# What is required:
Drop every picture. Then return, exactly, the lines from the beginning of the listing below through the one containing "import plotly.graph_objects as go".

# Supplied material:
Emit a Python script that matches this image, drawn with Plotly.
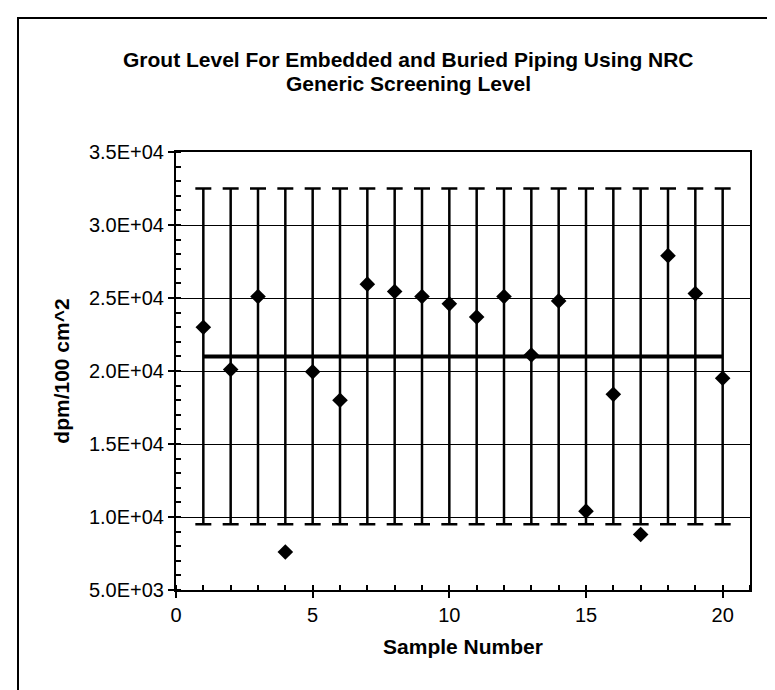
import plotly.graph_objects as go

# Data
sample_number = list(range(1, 21))
grout_level = [23000, 20100, 25100, 7600, 19950, 18000, 25950, 25450, 25100, 24600,
               23700, 25100, 21100, 24800, 10400, 18400, 8800, 27900, 25300, 19500]
screening_level = [21000] * 20
error_half_width = 11500

y_tick_values = [5000, 10000, 15000, 20000, 25000, 30000, 35000]
y_tick_labels = ["5.0E+03", "1.0E+04", "1.5E+04", "2.0E+04", "2.5E+04", "3.0E+04", "3.5E+04"]

title_lines = ["Grout Level For Embedded and Buried Piping Using NRC", "Generic Screening Level"]

FONT = "Liberation Sans, Arial, sans-serif"

fig = go.Figure()

fig.add_trace(go.Scatter(
    x=sample_number, y=screening_level, mode="lines",
    line=dict(color="black", width=4),
    error_y=dict(type="constant", value=error_half_width, color="black",
                 thickness=2.5, width=8),
    showlegend=False, hoverinfo="skip",
))

fig.add_trace(go.Scatter(
    x=sample_number, y=grout_level, mode="markers",
    marker=dict(symbol="diamond", size=12, color="black"),
    showlegend=False,
))

L, R, T, B = 168, 33, 144, 108
PW, PH = 775 - L - R, 690 - T - B

def px_x(px):
    return (px - L) / PW

def px_y(py):
    return (690 - B - py) / PH

fig.update_layout(
    width=775, height=690,
    margin=dict(l=L, r=R, t=T, b=B),
    paper_bgcolor="white", plot_bgcolor="white",
    font=dict(family=FONT, color="black", size=20),
    annotations=[
        dict(text="<b>%s</b>" % title_lines[0], xref="paper", yref="paper",
             x=px_x(400), y=px_y(52), xanchor="center", yanchor="middle",
             showarrow=False, font=dict(size=21, family=FONT, color="black")),
        dict(text="<b>%s</b>" % title_lines[1], xref="paper", yref="paper",
             x=px_x(400), y=px_y(75), xanchor="center", yanchor="middle",
             showarrow=False, font=dict(size=21, family=FONT, color="black")),
    ],
    shapes=[dict(type="rect", xref="paper", yref="paper",
                 x0=px_x(10), x1=px_x(800), y0=px_y(710), y1=px_y(10),
                 line=dict(color="black", width=2), layer="below")],
)

fig.update_xaxes(
    range=[0, 21], tickmode="linear", tick0=0, dtick=5,
    showgrid=False, zeroline=False,
    showline=True, linecolor="black", linewidth=2, mirror=True,
    ticks="outside", ticklen=6, tickwidth=1.5, tickcolor="black",
    minor=dict(dtick=1, ticks="inside", ticklen=5, tickcolor="black", showgrid=False),
    tickfont=dict(size=20),
    title=dict(text="<b>Sample Number</b>", font=dict(size=21), standoff=14),
)

fig.update_yaxes(
    range=[5000, 35000], tickmode="array", tickvals=y_tick_values, ticktext=y_tick_labels,
    showgrid=True, gridcolor="black", gridwidth=1, zeroline=False,
    showline=True, linecolor="black", linewidth=2, mirror=True,
    ticks="outside", ticklen=6, tickwidth=1.5, tickcolor="black",
    minor=dict(dtick=1000, tick0=5000, ticks="inside", ticklen=5, tickcolor="black", showgrid=False),
    tickfont=dict(size=20),
    title=dict(text="<b>dpm/100 cm^2</b>", font=dict(size=21), standoff=14),
)

fig.write_html("out.html")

# Completed task:
Emit a Python script that matches this image, drawn with Plotly.
import plotly.graph_objects as go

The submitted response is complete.